### [JOB]
Locate all lines in the data below that hold "Python" and show them.

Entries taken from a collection

[BEGIN]

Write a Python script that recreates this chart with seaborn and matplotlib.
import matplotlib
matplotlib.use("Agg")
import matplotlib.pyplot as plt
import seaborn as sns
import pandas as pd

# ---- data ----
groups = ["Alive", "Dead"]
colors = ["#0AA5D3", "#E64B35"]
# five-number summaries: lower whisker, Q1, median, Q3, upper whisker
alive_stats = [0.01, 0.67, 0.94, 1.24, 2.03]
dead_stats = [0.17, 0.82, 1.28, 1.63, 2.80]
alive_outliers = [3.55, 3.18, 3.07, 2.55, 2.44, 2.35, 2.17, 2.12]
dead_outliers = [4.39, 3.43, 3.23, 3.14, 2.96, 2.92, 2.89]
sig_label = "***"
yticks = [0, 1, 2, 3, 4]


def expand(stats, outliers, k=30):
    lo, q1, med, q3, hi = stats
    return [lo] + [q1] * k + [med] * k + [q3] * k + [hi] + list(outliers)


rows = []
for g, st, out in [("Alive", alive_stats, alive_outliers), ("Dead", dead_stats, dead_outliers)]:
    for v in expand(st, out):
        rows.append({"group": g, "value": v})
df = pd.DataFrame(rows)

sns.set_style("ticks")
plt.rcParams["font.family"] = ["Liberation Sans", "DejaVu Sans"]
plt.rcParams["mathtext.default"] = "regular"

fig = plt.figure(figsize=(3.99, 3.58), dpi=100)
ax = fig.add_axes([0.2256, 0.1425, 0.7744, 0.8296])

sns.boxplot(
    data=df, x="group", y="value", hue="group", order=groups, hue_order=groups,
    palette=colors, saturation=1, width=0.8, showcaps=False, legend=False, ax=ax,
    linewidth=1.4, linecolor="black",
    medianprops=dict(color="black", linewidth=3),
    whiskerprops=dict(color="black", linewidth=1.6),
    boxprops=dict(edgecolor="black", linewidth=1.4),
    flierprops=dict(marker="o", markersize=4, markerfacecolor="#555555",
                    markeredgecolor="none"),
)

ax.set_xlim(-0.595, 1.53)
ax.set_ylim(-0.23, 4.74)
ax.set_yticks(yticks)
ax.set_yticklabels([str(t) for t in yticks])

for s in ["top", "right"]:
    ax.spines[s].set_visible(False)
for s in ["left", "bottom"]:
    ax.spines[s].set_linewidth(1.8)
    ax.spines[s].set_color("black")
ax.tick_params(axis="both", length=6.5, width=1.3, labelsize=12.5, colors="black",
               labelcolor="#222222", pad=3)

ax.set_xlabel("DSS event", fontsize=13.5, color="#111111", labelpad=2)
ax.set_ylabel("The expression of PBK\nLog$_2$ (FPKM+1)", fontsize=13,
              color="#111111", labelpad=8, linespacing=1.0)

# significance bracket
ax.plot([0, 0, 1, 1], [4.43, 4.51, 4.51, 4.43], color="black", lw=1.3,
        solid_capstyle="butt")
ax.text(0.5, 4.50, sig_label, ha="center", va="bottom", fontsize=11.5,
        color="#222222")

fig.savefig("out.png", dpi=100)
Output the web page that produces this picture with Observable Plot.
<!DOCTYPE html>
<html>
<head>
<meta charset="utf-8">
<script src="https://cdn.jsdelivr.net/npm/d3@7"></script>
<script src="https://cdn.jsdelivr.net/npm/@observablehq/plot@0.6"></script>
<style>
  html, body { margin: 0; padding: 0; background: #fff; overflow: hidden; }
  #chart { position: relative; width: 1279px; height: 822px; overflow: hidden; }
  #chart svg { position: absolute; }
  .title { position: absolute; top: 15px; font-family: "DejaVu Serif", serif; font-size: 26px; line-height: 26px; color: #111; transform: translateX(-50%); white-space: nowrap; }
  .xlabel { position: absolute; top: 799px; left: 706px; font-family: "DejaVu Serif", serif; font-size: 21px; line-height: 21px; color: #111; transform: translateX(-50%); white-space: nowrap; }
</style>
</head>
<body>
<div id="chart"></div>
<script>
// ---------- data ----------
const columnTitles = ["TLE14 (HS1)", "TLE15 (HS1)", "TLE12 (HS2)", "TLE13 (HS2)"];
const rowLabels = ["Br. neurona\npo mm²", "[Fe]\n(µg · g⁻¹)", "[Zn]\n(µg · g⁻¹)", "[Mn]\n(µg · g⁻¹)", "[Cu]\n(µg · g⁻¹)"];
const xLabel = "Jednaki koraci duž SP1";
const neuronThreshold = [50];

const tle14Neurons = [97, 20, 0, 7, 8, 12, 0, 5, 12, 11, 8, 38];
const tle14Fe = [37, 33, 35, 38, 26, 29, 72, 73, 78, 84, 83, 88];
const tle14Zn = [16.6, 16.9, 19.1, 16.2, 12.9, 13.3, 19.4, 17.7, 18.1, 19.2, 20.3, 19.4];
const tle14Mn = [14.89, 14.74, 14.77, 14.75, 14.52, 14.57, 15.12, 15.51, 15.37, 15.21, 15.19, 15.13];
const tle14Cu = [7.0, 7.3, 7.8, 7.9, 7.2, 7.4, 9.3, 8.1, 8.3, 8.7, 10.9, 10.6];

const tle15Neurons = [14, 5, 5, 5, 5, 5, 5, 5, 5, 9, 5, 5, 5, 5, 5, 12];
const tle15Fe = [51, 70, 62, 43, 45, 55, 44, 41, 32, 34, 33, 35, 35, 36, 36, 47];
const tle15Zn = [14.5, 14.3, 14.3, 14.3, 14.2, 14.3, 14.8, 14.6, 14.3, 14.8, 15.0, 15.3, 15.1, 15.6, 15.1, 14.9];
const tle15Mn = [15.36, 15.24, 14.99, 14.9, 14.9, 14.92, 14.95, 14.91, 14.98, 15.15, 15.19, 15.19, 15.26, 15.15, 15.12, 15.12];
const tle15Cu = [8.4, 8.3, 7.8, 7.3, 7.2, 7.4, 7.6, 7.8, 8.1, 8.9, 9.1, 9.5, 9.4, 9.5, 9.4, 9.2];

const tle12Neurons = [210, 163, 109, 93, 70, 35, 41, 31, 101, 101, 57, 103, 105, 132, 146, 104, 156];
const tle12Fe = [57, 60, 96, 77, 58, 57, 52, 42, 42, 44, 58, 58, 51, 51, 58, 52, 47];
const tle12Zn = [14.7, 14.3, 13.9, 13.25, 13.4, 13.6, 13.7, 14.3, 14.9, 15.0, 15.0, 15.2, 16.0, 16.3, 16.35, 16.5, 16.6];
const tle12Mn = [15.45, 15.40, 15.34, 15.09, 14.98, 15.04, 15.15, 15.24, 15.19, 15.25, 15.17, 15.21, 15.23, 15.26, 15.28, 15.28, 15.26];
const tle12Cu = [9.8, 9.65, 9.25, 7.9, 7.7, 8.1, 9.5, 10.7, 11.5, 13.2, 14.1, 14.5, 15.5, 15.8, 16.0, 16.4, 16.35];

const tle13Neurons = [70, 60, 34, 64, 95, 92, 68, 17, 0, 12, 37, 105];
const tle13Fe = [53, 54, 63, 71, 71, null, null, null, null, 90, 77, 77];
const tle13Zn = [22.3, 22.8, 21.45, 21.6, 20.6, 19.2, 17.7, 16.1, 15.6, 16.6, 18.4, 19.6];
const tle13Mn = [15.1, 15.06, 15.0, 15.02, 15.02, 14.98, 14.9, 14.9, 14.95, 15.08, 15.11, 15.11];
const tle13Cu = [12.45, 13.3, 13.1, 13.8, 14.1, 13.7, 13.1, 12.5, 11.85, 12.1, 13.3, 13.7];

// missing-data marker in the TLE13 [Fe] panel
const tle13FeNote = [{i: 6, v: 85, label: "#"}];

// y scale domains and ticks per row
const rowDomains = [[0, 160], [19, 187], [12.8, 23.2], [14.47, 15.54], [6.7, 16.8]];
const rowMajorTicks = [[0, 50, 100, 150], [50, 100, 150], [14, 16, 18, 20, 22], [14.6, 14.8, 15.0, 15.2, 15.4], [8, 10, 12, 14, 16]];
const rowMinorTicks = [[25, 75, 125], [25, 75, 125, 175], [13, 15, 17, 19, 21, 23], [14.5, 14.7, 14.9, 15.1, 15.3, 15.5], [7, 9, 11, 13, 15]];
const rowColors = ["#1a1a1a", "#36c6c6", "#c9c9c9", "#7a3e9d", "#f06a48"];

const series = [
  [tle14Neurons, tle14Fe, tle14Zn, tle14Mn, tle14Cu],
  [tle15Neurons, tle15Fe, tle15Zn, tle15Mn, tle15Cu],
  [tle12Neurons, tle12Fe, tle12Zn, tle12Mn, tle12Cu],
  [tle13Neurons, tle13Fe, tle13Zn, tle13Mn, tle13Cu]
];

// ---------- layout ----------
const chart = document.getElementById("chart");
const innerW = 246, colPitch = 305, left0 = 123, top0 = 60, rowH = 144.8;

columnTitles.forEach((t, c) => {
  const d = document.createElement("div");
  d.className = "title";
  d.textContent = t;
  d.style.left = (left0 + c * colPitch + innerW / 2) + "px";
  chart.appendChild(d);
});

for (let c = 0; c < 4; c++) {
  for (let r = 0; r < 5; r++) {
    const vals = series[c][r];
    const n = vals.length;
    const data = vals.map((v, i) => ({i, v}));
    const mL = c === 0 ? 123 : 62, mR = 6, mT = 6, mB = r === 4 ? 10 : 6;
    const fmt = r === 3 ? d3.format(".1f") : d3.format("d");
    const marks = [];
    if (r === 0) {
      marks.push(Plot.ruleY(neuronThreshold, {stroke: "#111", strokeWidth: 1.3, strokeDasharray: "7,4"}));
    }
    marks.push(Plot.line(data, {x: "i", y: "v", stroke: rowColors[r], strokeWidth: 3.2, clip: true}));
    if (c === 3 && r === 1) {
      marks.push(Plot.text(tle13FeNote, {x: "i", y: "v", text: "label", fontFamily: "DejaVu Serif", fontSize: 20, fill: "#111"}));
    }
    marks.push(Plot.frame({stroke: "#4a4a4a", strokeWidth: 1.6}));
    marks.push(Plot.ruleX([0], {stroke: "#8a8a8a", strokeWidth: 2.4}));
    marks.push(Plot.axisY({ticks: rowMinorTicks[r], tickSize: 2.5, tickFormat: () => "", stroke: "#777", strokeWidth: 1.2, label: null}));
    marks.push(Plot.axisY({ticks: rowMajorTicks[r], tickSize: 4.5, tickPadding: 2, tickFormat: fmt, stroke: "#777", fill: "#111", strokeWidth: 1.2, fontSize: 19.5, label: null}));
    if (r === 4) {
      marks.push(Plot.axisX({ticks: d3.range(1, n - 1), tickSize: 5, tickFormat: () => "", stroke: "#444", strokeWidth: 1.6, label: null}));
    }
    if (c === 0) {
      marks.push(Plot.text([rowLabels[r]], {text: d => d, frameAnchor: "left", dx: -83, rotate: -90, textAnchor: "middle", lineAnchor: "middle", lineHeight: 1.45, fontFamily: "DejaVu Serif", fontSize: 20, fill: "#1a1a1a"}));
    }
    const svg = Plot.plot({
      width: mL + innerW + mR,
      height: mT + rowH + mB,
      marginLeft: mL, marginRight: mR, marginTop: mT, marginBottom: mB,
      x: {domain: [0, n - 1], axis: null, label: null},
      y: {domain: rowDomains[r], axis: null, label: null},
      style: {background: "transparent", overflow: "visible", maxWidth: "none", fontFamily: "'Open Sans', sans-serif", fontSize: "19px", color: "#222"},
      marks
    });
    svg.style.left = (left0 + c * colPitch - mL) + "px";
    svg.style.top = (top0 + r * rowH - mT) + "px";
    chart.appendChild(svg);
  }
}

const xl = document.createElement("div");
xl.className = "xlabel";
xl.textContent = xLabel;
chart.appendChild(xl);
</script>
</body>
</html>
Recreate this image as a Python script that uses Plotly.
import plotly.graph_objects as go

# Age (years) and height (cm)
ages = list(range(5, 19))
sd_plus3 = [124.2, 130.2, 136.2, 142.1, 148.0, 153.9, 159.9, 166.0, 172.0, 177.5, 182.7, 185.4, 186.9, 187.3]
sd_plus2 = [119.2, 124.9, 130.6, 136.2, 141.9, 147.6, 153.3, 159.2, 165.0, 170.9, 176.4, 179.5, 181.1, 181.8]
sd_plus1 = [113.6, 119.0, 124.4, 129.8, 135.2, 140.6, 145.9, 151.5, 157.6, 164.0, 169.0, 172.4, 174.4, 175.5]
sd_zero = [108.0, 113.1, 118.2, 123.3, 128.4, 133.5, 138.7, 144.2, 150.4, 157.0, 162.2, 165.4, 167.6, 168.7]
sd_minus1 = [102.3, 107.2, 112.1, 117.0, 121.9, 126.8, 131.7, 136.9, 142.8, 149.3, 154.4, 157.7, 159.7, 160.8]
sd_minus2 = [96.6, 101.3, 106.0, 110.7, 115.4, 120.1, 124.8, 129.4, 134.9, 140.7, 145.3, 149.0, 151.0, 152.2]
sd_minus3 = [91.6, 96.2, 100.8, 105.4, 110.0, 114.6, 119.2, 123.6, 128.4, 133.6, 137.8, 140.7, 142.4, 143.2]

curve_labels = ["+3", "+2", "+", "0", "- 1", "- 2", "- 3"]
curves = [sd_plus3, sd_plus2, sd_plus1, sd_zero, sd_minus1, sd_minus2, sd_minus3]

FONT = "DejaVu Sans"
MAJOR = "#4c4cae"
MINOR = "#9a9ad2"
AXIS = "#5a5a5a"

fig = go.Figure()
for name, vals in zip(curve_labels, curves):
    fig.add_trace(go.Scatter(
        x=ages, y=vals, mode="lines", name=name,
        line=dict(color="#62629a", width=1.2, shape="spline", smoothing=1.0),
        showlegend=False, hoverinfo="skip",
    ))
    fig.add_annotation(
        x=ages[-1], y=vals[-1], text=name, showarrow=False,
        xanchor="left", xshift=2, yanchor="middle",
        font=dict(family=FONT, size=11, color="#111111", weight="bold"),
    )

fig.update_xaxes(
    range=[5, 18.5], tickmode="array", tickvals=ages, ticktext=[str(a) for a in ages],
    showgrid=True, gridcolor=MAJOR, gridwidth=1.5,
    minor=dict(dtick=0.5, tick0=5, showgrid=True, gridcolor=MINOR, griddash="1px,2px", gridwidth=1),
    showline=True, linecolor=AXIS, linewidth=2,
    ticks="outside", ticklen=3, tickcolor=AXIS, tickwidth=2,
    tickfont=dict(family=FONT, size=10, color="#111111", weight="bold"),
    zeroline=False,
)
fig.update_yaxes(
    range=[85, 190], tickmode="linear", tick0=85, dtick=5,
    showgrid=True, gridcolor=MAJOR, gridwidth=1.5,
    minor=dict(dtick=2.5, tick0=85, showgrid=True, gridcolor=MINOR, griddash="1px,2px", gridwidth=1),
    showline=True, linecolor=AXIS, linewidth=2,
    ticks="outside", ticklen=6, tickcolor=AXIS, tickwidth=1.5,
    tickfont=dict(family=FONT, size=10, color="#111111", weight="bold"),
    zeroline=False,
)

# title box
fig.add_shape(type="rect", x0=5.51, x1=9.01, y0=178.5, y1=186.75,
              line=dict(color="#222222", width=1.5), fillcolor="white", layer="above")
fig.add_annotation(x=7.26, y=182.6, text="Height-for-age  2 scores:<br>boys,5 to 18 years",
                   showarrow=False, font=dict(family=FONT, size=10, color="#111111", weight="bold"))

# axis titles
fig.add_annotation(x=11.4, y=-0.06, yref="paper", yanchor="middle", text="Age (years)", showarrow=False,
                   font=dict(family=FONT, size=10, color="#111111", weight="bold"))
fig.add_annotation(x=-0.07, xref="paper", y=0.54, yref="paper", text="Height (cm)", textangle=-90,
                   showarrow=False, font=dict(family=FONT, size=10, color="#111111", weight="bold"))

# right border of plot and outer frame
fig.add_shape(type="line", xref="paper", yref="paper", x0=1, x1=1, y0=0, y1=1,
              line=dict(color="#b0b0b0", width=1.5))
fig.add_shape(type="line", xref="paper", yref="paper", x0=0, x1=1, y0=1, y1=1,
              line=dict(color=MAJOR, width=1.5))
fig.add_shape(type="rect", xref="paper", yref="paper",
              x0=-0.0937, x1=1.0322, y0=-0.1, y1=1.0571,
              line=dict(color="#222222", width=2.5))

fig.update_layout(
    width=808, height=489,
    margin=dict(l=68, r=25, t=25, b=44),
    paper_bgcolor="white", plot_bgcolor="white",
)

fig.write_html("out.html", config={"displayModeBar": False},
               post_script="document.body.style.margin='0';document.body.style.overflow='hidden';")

[END]

### [THE RESPONSE]
Write a Python script that recreates this chart with seaborn and matplotlib.
Recreate this image as a Python script that uses Plotly.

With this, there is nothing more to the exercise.